● **Goal**: Carry none of the pictures over; set down the material below exactly.

● **Provided data**:
------------------------

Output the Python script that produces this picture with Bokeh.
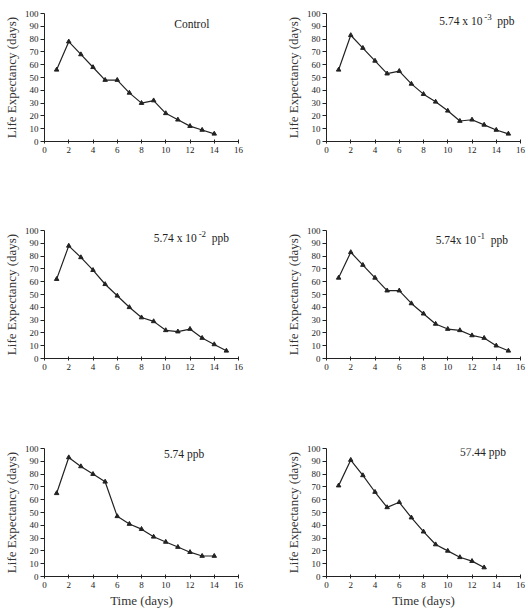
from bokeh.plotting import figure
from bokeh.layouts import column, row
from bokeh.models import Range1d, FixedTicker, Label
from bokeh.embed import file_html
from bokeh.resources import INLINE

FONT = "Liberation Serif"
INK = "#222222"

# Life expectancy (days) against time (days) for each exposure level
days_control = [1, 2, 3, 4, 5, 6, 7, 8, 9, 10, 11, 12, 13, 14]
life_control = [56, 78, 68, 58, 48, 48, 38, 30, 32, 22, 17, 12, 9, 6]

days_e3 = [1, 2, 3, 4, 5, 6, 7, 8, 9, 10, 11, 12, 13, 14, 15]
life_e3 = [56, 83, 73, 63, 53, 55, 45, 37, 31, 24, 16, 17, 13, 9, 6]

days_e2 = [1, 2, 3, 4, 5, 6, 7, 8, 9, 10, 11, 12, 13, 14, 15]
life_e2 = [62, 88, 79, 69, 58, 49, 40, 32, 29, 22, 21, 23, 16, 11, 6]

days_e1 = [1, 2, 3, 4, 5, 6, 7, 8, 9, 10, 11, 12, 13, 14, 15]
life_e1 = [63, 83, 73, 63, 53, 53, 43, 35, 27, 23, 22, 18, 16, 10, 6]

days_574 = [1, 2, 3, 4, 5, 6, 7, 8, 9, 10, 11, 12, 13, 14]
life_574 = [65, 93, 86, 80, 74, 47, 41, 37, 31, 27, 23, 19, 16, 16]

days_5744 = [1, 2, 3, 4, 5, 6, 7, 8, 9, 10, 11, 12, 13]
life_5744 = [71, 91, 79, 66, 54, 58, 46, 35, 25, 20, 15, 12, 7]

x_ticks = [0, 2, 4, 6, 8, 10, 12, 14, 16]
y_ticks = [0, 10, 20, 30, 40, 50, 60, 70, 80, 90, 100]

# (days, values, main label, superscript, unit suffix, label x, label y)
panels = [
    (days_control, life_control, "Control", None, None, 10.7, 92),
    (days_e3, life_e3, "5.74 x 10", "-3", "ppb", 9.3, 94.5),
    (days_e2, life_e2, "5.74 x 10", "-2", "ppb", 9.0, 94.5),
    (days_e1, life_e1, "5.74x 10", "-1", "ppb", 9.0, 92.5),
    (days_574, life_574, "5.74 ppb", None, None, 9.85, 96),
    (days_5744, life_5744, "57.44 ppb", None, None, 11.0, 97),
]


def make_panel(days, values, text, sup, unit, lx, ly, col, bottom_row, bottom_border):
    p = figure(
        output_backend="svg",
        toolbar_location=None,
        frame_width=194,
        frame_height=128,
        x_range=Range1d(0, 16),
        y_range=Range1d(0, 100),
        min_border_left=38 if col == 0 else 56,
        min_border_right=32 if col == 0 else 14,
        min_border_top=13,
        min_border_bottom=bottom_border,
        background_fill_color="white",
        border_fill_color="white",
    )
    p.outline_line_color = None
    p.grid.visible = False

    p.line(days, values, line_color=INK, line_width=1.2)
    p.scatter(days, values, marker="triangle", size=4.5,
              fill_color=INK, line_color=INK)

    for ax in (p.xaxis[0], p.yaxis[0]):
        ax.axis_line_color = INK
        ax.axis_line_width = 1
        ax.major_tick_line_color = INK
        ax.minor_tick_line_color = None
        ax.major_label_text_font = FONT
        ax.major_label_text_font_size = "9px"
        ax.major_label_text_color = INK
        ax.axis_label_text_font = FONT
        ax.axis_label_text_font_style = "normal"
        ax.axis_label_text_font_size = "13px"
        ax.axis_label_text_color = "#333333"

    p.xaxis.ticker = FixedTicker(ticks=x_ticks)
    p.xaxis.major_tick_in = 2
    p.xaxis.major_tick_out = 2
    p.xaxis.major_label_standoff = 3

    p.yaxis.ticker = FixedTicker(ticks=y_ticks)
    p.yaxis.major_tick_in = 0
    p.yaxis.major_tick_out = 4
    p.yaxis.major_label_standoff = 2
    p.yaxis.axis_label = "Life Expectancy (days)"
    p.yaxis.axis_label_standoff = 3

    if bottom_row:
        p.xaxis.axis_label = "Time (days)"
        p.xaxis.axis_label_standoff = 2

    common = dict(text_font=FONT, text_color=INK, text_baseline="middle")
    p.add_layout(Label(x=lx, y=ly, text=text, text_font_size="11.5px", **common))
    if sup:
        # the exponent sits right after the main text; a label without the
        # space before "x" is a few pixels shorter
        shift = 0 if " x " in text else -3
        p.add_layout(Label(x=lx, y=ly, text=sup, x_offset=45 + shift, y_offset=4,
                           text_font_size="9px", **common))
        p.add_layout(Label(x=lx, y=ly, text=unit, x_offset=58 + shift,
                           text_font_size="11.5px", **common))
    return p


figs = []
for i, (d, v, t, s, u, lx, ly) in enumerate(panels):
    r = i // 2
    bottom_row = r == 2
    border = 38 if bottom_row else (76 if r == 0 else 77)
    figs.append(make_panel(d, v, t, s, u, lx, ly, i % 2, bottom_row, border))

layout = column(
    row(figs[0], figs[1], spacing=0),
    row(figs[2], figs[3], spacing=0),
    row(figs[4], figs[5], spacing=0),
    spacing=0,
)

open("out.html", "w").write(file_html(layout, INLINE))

------------------------

● **Solution to this task**:
Output the Python script that produces this picture with Bokeh.
from bokeh.plotting import figure
from bokeh.layouts import column, row
from bokeh.models import Range1d, FixedTicker, Label
from bokeh.embed import file_html
from bokeh.resources import INLINE

FONT = "Liberation Serif"
INK = "#222222"

# Life expectancy (days) against time (days) for each exposure level
days_control = [1, 2, 3, 4, 5, 6, 7, 8, 9, 10, 11, 12, 13, 14]
life_control = [56, 78, 68, 58, 48, 48, 38, 30, 32, 22, 17, 12, 9, 6]

days_e3 = [1, 2, 3, 4, 5, 6, 7, 8, 9, 10, 11, 12, 13, 14, 15]
life_e3 = [56, 83, 73, 63, 53, 55, 45, 37, 31, 24, 16, 17, 13, 9, 6]

days_e2 = [1, 2, 3, 4, 5, 6, 7, 8, 9, 10, 11, 12, 13, 14, 15]
life_e2 = [62, 88, 79, 69, 58, 49, 40, 32, 29, 22, 21, 23, 16, 11, 6]

days_e1 = [1, 2, 3, 4, 5, 6, 7, 8, 9, 10, 11, 12, 13, 14, 15]
life_e1 = [63, 83, 73, 63, 53, 53, 43, 35, 27, 23, 22, 18, 16, 10, 6]

days_574 = [1, 2, 3, 4, 5, 6, 7, 8, 9, 10, 11, 12, 13, 14]
life_574 = [65, 93, 86, 80, 74, 47, 41, 37, 31, 27, 23, 19, 16, 16]

days_5744 = [1, 2, 3, 4, 5, 6, 7, 8, 9, 10, 11, 12, 13]
life_5744 = [71, 91, 79, 66, 54, 58, 46, 35, 25, 20, 15, 12, 7]

x_ticks = [0, 2, 4, 6, 8, 10, 12, 14, 16]
y_ticks = [0, 10, 20, 30, 40, 50, 60, 70, 80, 90, 100]

# (days, values, main label, superscript, unit suffix, label x, label y)
panels = [
    (days_control, life_control, "Control", None, None, 10.7, 92),
    (days_e3, life_e3, "5.74 x 10", "-3", "ppb", 9.3, 94.5),
    (days_e2, life_e2, "5.74 x 10", "-2", "ppb", 9.0, 94.5),
    (days_e1, life_e1, "5.74x 10", "-1", "ppb", 9.0, 92.5),
    (days_574, life_574, "5.74 ppb", None, None, 9.85, 96),
    (days_5744, life_5744, "57.44 ppb", None, None, 11.0, 97),
]


def make_panel(days, values, text, sup, unit, lx, ly, col, bottom_row, bottom_border):
    p = figure(
        output_backend="svg",
        toolbar_location=None,
        frame_width=194,
        frame_height=128,
        x_range=Range1d(0, 16),
        y_range=Range1d(0, 100),
        min_border_left=38 if col == 0 else 56,
        min_border_right=32 if col == 0 else 14,
        min_border_top=13,
        min_border_bottom=bottom_border,
        background_fill_color="white",
        border_fill_color="white",
    )
    p.outline_line_color = None
    p.grid.visible = False

    p.line(days, values, line_color=INK, line_width=1.2)
    p.scatter(days, values, marker="triangle", size=4.5,
              fill_color=INK, line_color=INK)

    for ax in (p.xaxis[0], p.yaxis[0]):
        ax.axis_line_color = INK
        ax.axis_line_width = 1
        ax.major_tick_line_color = INK
        ax.minor_tick_line_color = None
        ax.major_label_text_font = FONT
        ax.major_label_text_font_size = "9px"
        ax.major_label_text_color = INK
        ax.axis_label_text_font = FONT
        ax.axis_label_text_font_style = "normal"
        ax.axis_label_text_font_size = "13px"
        ax.axis_label_text_color = "#333333"

    p.xaxis.ticker = FixedTicker(ticks=x_ticks)
    p.xaxis.major_tick_in = 2
    p.xaxis.major_tick_out = 2
    p.xaxis.major_label_standoff = 3

    p.yaxis.ticker = FixedTicker(ticks=y_ticks)
    p.yaxis.major_tick_in = 0
    p.yaxis.major_tick_out = 4
    p.yaxis.major_label_standoff = 2
    p.yaxis.axis_label = "Life Expectancy (days)"
    p.yaxis.axis_label_standoff = 3

    if bottom_row:
        p.xaxis.axis_label = "Time (days)"
        p.xaxis.axis_label_standoff = 2

    common = dict(text_font=FONT, text_color=INK, text_baseline="middle")
    p.add_layout(Label(x=lx, y=ly, text=text, text_font_size="11.5px", **common))
    if sup:
        # the exponent sits right after the main text; a label without the
        # space before "x" is a few pixels shorter
        shift = 0 if " x " in text else -3
        p.add_layout(Label(x=lx, y=ly, text=sup, x_offset=45 + shift, y_offset=4,
                           text_font_size="9px", **common))
        p.add_layout(Label(x=lx, y=ly, text=unit, x_offset=58 + shift,
                           text_font_size="11.5px", **common))
    return p


figs = []
for i, (d, v, t, s, u, lx, ly) in enumerate(panels):
    r = i // 2
    bottom_row = r == 2
    border = 38 if bottom_row else (76 if r == 0 else 77)
    figs.append(make_panel(d, v, t, s, u, lx, ly, i % 2, bottom_row, border))

layout = column(
    row(figs[0], figs[1], spacing=0),
    row(figs[2], figs[3], spacing=0),
    row(figs[4], figs[5], spacing=0),
    spacing=0,
)

open("out.html", "w").write(file_html(layout, INLINE))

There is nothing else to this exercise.